Born and raised in a Modern Orthodox family, Ingber, 44, was drawn to ultra-Orthodoxy while on a gap-year program in Israel in the late 1980s. He described the next five years as “flipping out.”
“I was completely God intoxicated,” he said.
But after years of study at Yeshiva Chaim Berlin, an ultra-Orthodox yeshiva in Brooklyn, Ingber decided he’d had enough. “I felt that Orthodoxy with all of its beauty [had made me swallow] all of the bathwater, and it was making me sick,” he explained.
The next 10 years marked a period of soul-searching. After turning his back on Judaism, Ingber looked to Eastern spiritual practices as a way to fill the void. Working nights as a waiter at Carmine’s, a restaurant on the Upper West Side, he would fill his days with yoga and meditation.
True to his openness to other religions, Ingber described his struggle as “the prodigal son myth.”
“I was trying to find a way back to Judaism, but I wasn’t sure I had figured it out,” he said.
After nearly a decade, he returned to the fold and went to rabbinical school at Yeshivat Chovevei Torah, a Modern Orthodox yeshiva on the left of the Orthodox spectrum. But once again, he found Orthodoxy was not for him. He was on the verge of leaving Judaism again — for good this time — when he met Schachter-Shalomi, spiritual founder of the Jewish Renewal movement.
That, Ingber explains, is when his “life changed.” Ingber stressed, however, that though he considers Schachter-Shalomi his friend, rebbe and mentor, Romemu is not Renewal, often dismissed by other denominations as a soft approach to Judaism.
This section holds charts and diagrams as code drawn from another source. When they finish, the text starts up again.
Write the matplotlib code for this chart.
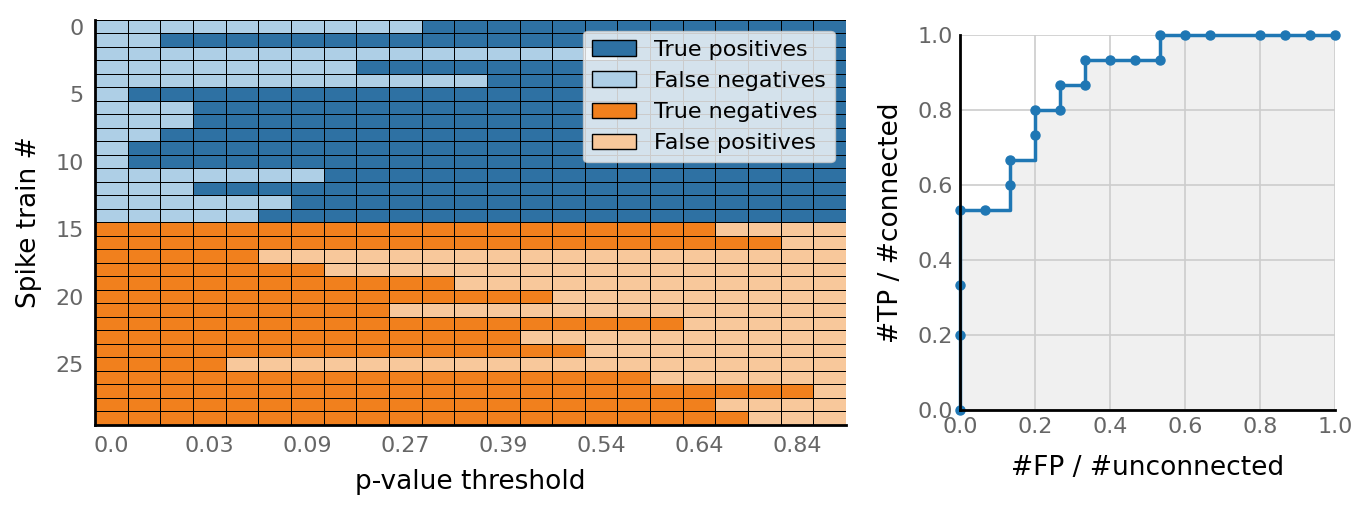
import numpy as np
import matplotlib
matplotlib.use("Agg")
import matplotlib.pyplot as plt
from matplotlib.colors import ListedColormap
from matplotlib.patches import Patch

# column (threshold index) at which each spike train is first called "connected"
onset_connected = [10, 2, 16, 8, 12, 1, 3, 3, 2, 1, 1, 7, 3, 6, 5]
onset_unconnected = [19, 21, 5, 7, 11, 14, 9, 18, 13, 15, 4, 17, 22, 19, 20]
n_thresholds = 23
tick_cols = [0, 3, 6, 9, 12, 15, 18, 21]
tick_labels = ["0.0", "0.03", "0.09", "0.27", "0.39", "0.54", "0.64", "0.84"]

class_names = ["True positives", "False negatives", "True negatives", "False positives"]
class_colors = ["#2e71a3", "#aecfe6", "#f1801d", "#f8c89b"]
tick_color = "#666666"


def build_states():
    cols = np.arange(n_thresholds)
    rows = []
    for onset in onset_connected:
        rows.append(np.where(cols >= onset, 0, 1))
    for onset in onset_unconnected:
        rows.append(np.where(cols >= onset, 3, 2))
    return np.array(rows)


def roc_points():
    con = np.array(onset_connected)
    unc = np.array(onset_unconnected)
    tpr = [np.sum(con <= c) / len(con) for c in range(n_thresholds)]
    fpr = [np.sum(unc <= c) / len(unc) for c in range(n_thresholds)]
    return np.array(fpr), np.array(tpr)


states = build_states()
fpr, tpr = roc_points()

fig = plt.figure(figsize=(13.71, 5.14), dpi=100)

# left: outcome per spike train and threshold
ax1 = fig.add_axes([0.0693, 0.1732, 0.5478, 0.788])
ax1.pcolormesh(np.arange(n_thresholds + 1) - 0.5, np.arange(len(states) + 1) - 0.5,
               states, cmap=ListedColormap(class_colors), vmin=-0.5, vmax=3.5,
               edgecolors="k", linewidth=0.6)
ax1.set_xlim(-0.5, n_thresholds - 0.5)
ax1.set_ylim(len(states) - 0.5, -0.5)
ax1.set_xticks(tick_cols)
ax1.set_xticklabels(tick_labels)
ax1.set_yticks(np.arange(0, 30, 5))
ax1.tick_params(length=0, labelsize=16, labelcolor=tick_color, pad=8)
for s in ["top", "right"]:
    ax1.spines[s].set_visible(False)
for s in ["left", "bottom"]:
    ax1.spines[s].set_linewidth(2)
ax1.set_xlabel("p-value threshold", fontsize=19, labelpad=9)
ax1.set_ylabel("Spike train #", fontsize=19, labelpad=10)
handles = [Patch(facecolor=c, edgecolor="k", label=n) for c, n in zip(class_colors, class_names)]
ax1.legend(handles=handles, loc="upper right", fontsize=16, framealpha=0.8)

# right: ROC curve
ax2 = fig.add_axes([0.7002, 0.2023, 0.2735, 0.7296])
ax2.fill_between(fpr, tpr, step="post", color="#f0f0f0", zorder=0.5, linewidth=0)
ax2.plot(fpr, tpr, drawstyle="steps-post", marker="o", markersize=6.5,
         color="#1f77b4", linewidth=2.5, clip_on=False, zorder=3)
ax2.set_xlim(0, 1)
ax2.set_ylim(0, 1)
ax2.set_xticks(np.arange(0, 1.01, 0.2))
ax2.set_yticks(np.arange(0, 1.01, 0.2))
ax2.grid(True, color="#cccccc", linewidth=1.2)
ax2.tick_params(length=0, labelsize=16, labelcolor=tick_color, pad=5)
for s in ["top", "right"]:
    ax2.spines[s].set_visible(False)
for s in ["left", "bottom"]:
    ax2.spines[s].set_linewidth(2)
    ax2.spines[s].set_zorder(4)
ax2.set_xlabel("#FP / #unconnected", fontsize=19, labelpad=13)
ax2.set_ylabel("#TP / #connected", fontsize=19, labelpad=10)

fig.savefig("out.png", dpi=100)
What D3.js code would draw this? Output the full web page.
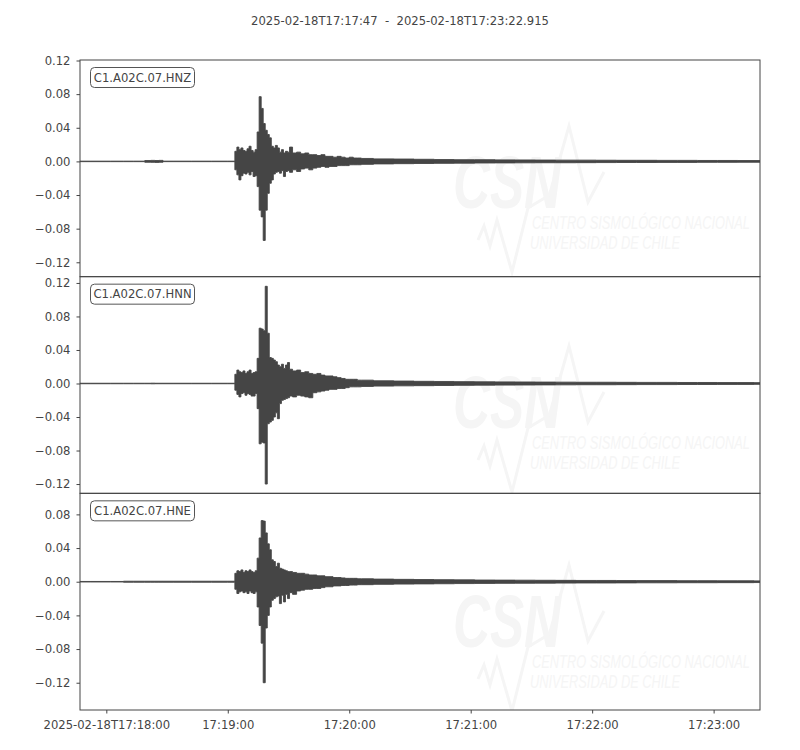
<!DOCTYPE html>
<html>
<head>
<meta charset="utf-8">
<script src="https://cdn.jsdelivr.net/npm/d3@7"></script>
<style>
  html, body { margin: 0; padding: 0; background: #fff; }
  svg { display: block; }
</style>
</head>
<body>
<div id="chart"></div>
<script>
// ---- DATA ----
const titleText = "2025-02-18T17:17:47  -  2025-02-18T17:23:22.915";
const channels = ["C1.A02C.07.HNZ", "C1.A02C.07.HNN", "C1.A02C.07.HNE"];
const startISO = "2025-02-18T17:17:47.000Z";
const endISO = "2025-02-18T17:23:22.915Z";

// envelope sample times, seconds after start
const sampleTimes = [
  0, 10, 20, 23, 30, 34, 36, 38, 40, 42, 50, 60, 70, 76,
  77, 78, 79, 80, 81, 82, 83, 84, 85, 86, 87, 88, 89, 90, 91, 92, 93, 94, 95, 96, 97, 98, 99, 100, 101, 102, 103,
  104, 106, 108, 110, 112, 114, 116, 118, 120, 122, 124, 126, 128, 130, 132, 134, 136, 138, 140,
  150, 160, 170, 180, 190, 200, 210, 220, 230, 240, 250, 260, 270, 280, 290, 300, 310, 320, 330, 335.9
];

const hnzHigh = [
  0.0003, 0.0003, 0.0003, 0.0003, 0.0003, 0.0010, 0.0012, 0.0010, 0.0012, 0.0003, 0.0003, 0.0003, 0.0003, 0.0003,
  0.012, 0.017, 0.014, 0.016, 0.013, 0.012, 0.015, 0.018, 0.013, 0.011, 0.014, 0.035, 0.077, 0.063, 0.045, 0.037, 0.032, 0.028, 0.018, 0.016, 0.019, 0.016, 0.011, 0.014, 0.010, 0.012, 0.011,
  0.017, 0.010, 0.011, 0.009, 0.010, 0.008, 0.008, 0.007, 0.008, 0.006, 0.006, 0.005, 0.006, 0.005, 0.004, 0.005, 0.004, 0.004, 0.0035,
  0.0030, 0.0028, 0.0025, 0.0022, 0.0020, 0.0020, 0.0018, 0.0017, 0.0016, 0.0015, 0.0015, 0.0014, 0.0013, 0.0013, 0.0012, 0.0012, 0.0011, 0.0011, 0.0010, 0.0010
];
const hnzLow = [
  -0.0003, -0.0003, -0.0003, -0.0003, -0.0003, -0.0010, -0.0011, -0.0012, -0.0010, -0.0003, -0.0003, -0.0003, -0.0003, -0.0003,
  -0.010, -0.016, -0.022, -0.017, -0.014, -0.015, -0.013, -0.016, -0.012, -0.018, -0.017, -0.030, -0.058, -0.066, -0.094, -0.058, -0.038, -0.026, -0.022, -0.015, -0.013, -0.012, -0.014, -0.011, -0.018, -0.012, -0.011,
  -0.013, -0.010, -0.012, -0.009, -0.008, -0.010, -0.008, -0.007, -0.006, -0.007, -0.006, -0.006, -0.005, -0.005, -0.005, -0.004, -0.004, -0.004, -0.0035,
  -0.0030, -0.0027, -0.0025, -0.0023, -0.0021, -0.0019, -0.0018, -0.0017, -0.0016, -0.0016, -0.0015, -0.0014, -0.0013, -0.0013, -0.0012, -0.0012, -0.0011, -0.0011, -0.0010, -0.0010
];

const hnnHigh = [
  0.0003, 0.0003, 0.0003, 0.0003, 0.0003, 0.0003, 0.0004, 0.0003, 0.0003, 0.0003, 0.0003, 0.0003, 0.0003, 0.0003,
  0.011, 0.016, 0.014, 0.013, 0.015, 0.012, 0.014, 0.016, 0.012, 0.013, 0.014, 0.030, 0.066, 0.065, 0.063, 0.116, 0.060, 0.031, 0.030, 0.028, 0.026, 0.022, 0.020, 0.023, 0.018, 0.022, 0.025,
  0.017, 0.015, 0.016, 0.013, 0.014, 0.012, 0.011, 0.012, 0.010, 0.009, 0.009, 0.008, 0.007, 0.006, 0.005, 0.005, 0.005, 0.004, 0.004,
  0.0032, 0.0029, 0.0026, 0.0024, 0.0022, 0.0020, 0.0019, 0.0018, 0.0017, 0.0016, 0.0015, 0.0015, 0.0014, 0.0013, 0.0013, 0.0012, 0.0012, 0.0011, 0.0011, 0.0010
];
const hnnLow = [
  -0.0003, -0.0003, -0.0003, -0.0003, -0.0003, -0.0003, -0.0004, -0.0003, -0.0003, -0.0003, -0.0003, -0.0003, -0.0003, -0.0003,
  -0.008, -0.013, -0.016, -0.012, -0.011, -0.014, -0.012, -0.013, -0.015, -0.015, -0.012, -0.030, -0.072, -0.070, -0.071, -0.120, -0.048, -0.046, -0.044, -0.040, -0.035, -0.042, -0.024, -0.020, -0.019, -0.018, -0.017,
  -0.015, -0.016, -0.014, -0.015, -0.016, -0.017, -0.011, -0.010, -0.009, -0.008, -0.007, -0.007, -0.006, -0.006, -0.005, -0.004, -0.004, -0.004, -0.0035,
  -0.0031, -0.0028, -0.0026, -0.0024, -0.0022, -0.0020, -0.0019, -0.0018, -0.0017, -0.0016, -0.0015, -0.0015, -0.0014, -0.0013, -0.0013, -0.0012, -0.0012, -0.0011, -0.0011, -0.0010
];

const hneHigh = [
  0.0003, 0.0003, 0.0003, 0.0006, 0.0006, 0.0006, 0.0006, 0.0006, 0.0006, 0.0006, 0.0006, 0.0006, 0.0006, 0.0006,
  0.010, 0.013, 0.012, 0.014, 0.011, 0.013, 0.012, 0.014, 0.012, 0.011, 0.013, 0.028, 0.052, 0.0726, 0.072, 0.058, 0.045, 0.038, 0.026, 0.024, 0.018, 0.022, 0.016, 0.015, 0.014, 0.013, 0.012,
  0.012, 0.011, 0.010, 0.010, 0.009, 0.008, 0.008, 0.007, 0.007, 0.006, 0.006, 0.005, 0.005, 0.0045, 0.004, 0.004, 0.004, 0.0035, 0.0035,
  0.0031, 0.0028, 0.0026, 0.0024, 0.0022, 0.0020, 0.0019, 0.0018, 0.0017, 0.0016, 0.0015, 0.0015, 0.0014, 0.0013, 0.0013, 0.0012, 0.0012, 0.0011, 0.0011, 0.0010
];
const hneLow = [
  -0.0003, -0.0003, -0.0003, -0.0006, -0.0006, -0.0006, -0.0006, -0.0006, -0.0006, -0.0006, -0.0006, -0.0006, -0.0006, -0.0006,
  -0.009, -0.014, -0.012, -0.011, -0.013, -0.012, -0.014, -0.011, -0.013, -0.014, -0.012, -0.030, -0.052, -0.073, -0.120, -0.055, -0.040, -0.030, -0.022, -0.020, -0.018, -0.017, -0.026, -0.016, -0.024, -0.015, -0.020,
  -0.013, -0.015, -0.011, -0.010, -0.009, -0.009, -0.008, -0.008, -0.007, -0.006, -0.006, -0.005, -0.005, -0.0045, -0.0045, -0.004, -0.004, -0.0035, -0.0035,
  -0.0031, -0.0028, -0.0026, -0.0024, -0.0022, -0.0020, -0.0019, -0.0018, -0.0017, -0.0016, -0.0015, -0.0015, -0.0014, -0.0013, -0.0013, -0.0012, -0.0012, -0.0011, -0.0011, -0.0010
];

const yDomains = [[-0.1371, 0.1206], [-0.1311, 0.1275], [-0.1524, 0.1050]];
const yTicks = [
  [0.12, 0.08, 0.04, 0.00, -0.04, -0.08, -0.12],
  [0.12, 0.08, 0.04, 0.00, -0.04, -0.08, -0.12],
  [0.08, 0.04, 0.00, -0.04, -0.08, -0.12]
];
const xTickTimes = ["2025-02-18T17:18:00Z", "2025-02-18T17:19:00Z", "2025-02-18T17:20:00Z",
                    "2025-02-18T17:21:00Z", "2025-02-18T17:22:00Z", "2025-02-18T17:23:00Z"];
const xTickLabels = ["2025-02-18T17:18:00", "17:19:00", "17:20:00", "17:21:00", "17:22:00", "17:23:00"];
const watermarkLines = ["CENTRO SISMOLÓGICO NACIONAL", "UNIVERSIDAD DE CHILE"];

// ---- CHART ----
(function () {
const W = 800, H = 750;
const plotL = 80, plotR = 760, plotT = 60, plotB = 710;
const panelH = (plotB - plotT) / 3;
const ink = "#444444";
const waveColor = "#454545";
const font = "'DejaVu Sans', sans-serif";
const fs = 11.6;

const svg = d3.select("#chart").append("svg").attr("width", W).attr("height", H);

const start = new Date(startISO), end = new Date(endISO);
const x = d3.scaleUtc().domain([start, end]).range([plotL, plotR]);
const tDate = s => new Date(start.getTime() + s * 1000);

svg.append("text").attr("x", 400).attr("y", 25).attr("text-anchor", "middle")
  .attr("font-family", font).attr("font-size", fs).attr("fill", ink)
  .style("white-space", "pre")
  .text(titleText);

const highs = [hnzHigh, hnnHigh, hneHigh];
const lows = [hnzLow, hnnLow, hneLow];
const wmOffsets = [0, 220, 439];
const fmt = v => (v < 0 ? "\u2212" : "") + Math.abs(v).toFixed(2);

channels.forEach((ch, i) => {
  const py0 = plotT + i * panelH, py1 = py0 + panelH;
  const y = d3.scaleLinear().domain(yDomains[i]).range([py1, py0]);
  const g = svg.append("g");

  const clipId = "clip" + i;
  svg.append("clipPath").attr("id", clipId).append("rect")
    .attr("x", plotL).attr("y", py0).attr("width", plotR - plotL).attr("height", panelH);

  // watermark
  const wmWrap = g.append("g").attr("clip-path", `url(#${clipId})`);
  const wm = wmWrap.append("g").attr("transform", `translate(0,${wmOffsets[i]})`);
  const wmc = "#f5f5f5";
  wm.append("polyline").attr("points", "478,240 484,226 490,246 497,220 512,272 528,208 548,196")
    .attr("fill", "none").attr("stroke", wmc).attr("stroke-width", 3);
  wm.append("polyline").attr("points", "548,200 569,126 588,202 604,172")
    .attr("fill", "none").attr("stroke", wmc).attr("stroke-width", 3);
  wm.append("text").attr("x", 453).attr("y", 208).attr("textLength", 108).attr("lengthAdjust", "spacingAndGlyphs")
    .attr("font-family", "'Liberation Sans Narrow', 'Liberation Sans', sans-serif").attr("font-weight", "bold")
    .attr("font-style", "italic").attr("font-size", 74).attr("fill", wmc).text("CSN");
  wm.append("text").attr("x", 532).attr("y", 229).attr("textLength", 218).attr("lengthAdjust", "spacingAndGlyphs")
    .attr("font-family", "'Liberation Sans Narrow', 'Liberation Sans', sans-serif")
    .attr("font-style", "italic").attr("font-size", 18).attr("fill", wmc).text(watermarkLines[0]);
  wm.append("text").attr("x", 530).attr("y", 249).attr("textLength", 150).attr("lengthAdjust", "spacingAndGlyphs")
    .attr("font-family", "'Liberation Sans Narrow', 'Liberation Sans', sans-serif")
    .attr("font-style", "italic").attr("font-size", 18).attr("fill", wmc).text(watermarkLines[1]);

  // waveform envelope
  const pts = sampleTimes.map((t, k) => ({ t, hi: highs[i][k], lo: lows[i][k] }));
  const area = d3.area().curve(d3.curveStep)
    .x(d => x(tDate(d.t))).y0(d => y(d.lo)).y1(d => y(d.hi));
  g.append("path").datum(pts).attr("clip-path", `url(#${clipId})`)
    .attr("d", area).attr("fill", waveColor).attr("stroke", waveColor).attr("stroke-width", 0.9);

  // frame
  g.append("rect").attr("x", plotL).attr("y", py0).attr("width", plotR - plotL).attr("height", panelH)
    .attr("fill", "none").attr("stroke", ink).attr("stroke-width", 1);

  // y axis
  const yAxis = d3.axisLeft(y).tickValues(yTicks[i]).tickSize(3.5).tickPadding(6).tickFormat(fmt);
  const ya = g.append("g").attr("transform", `translate(${plotL},0)`).call(yAxis);
  ya.select(".domain").remove();
  ya.selectAll("line").attr("stroke", ink);
  ya.selectAll("text").attr("font-family", font).attr("font-size", fs).attr("fill", ink);

  // channel label
  const lab = g.append("g");
  lab.append("rect").attr("x", 90.5).attr("y", py0 + 7.5).attr("width", 104).attr("height", 20)
    .attr("rx", 4).attr("ry", 4).attr("fill", "#fff").attr("stroke", "#555").attr("stroke-width", 1);
  lab.append("text").attr("x", 142.5).attr("y", py0 + 21.5).attr("text-anchor", "middle")
    .attr("font-family", font).attr("font-size", fs).attr("fill", ink).text(ch);

  if (i === 2) {
    const xAxis = d3.axisBottom(x).tickValues(xTickTimes.map(s => new Date(s)))
      .tickSize(3.5).tickPadding(7).tickFormat((d, k) => xTickLabels[k]);
    const xa = g.append("g").attr("transform", `translate(0,${plotB})`).call(xAxis);
    xa.select(".domain").remove();
    xa.selectAll("line").attr("stroke", ink);
    xa.selectAll("text").attr("font-family", font).attr("font-size", fs).attr("fill", ink);
  }
});
})();
</script>
</body>
</html>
It is, he says, “a nondenominational congregation with ties to the Renewal movement.”
Out of this long journey was born a will to provide what Ingber felt was lacking in all the institutions he had experienced.
“One of the things that sits with me all the time is that I have experience of walking away from Judaism and I have experience of coming back, so I have a sense of what it is that I wanted that would bring me home,” he said. “I wanted a synagogue that invited my body into the service and into the conversation about what’s happening. I wanted a synagogue where my full emotion range could be engaged; I wanted a synagogue that was mystically minded but not pre-rational; I wanted a place that really placed an emphasis on silence, could let silence speak. I wanted all that to be in my synagogue, and that’s what I tried to create.”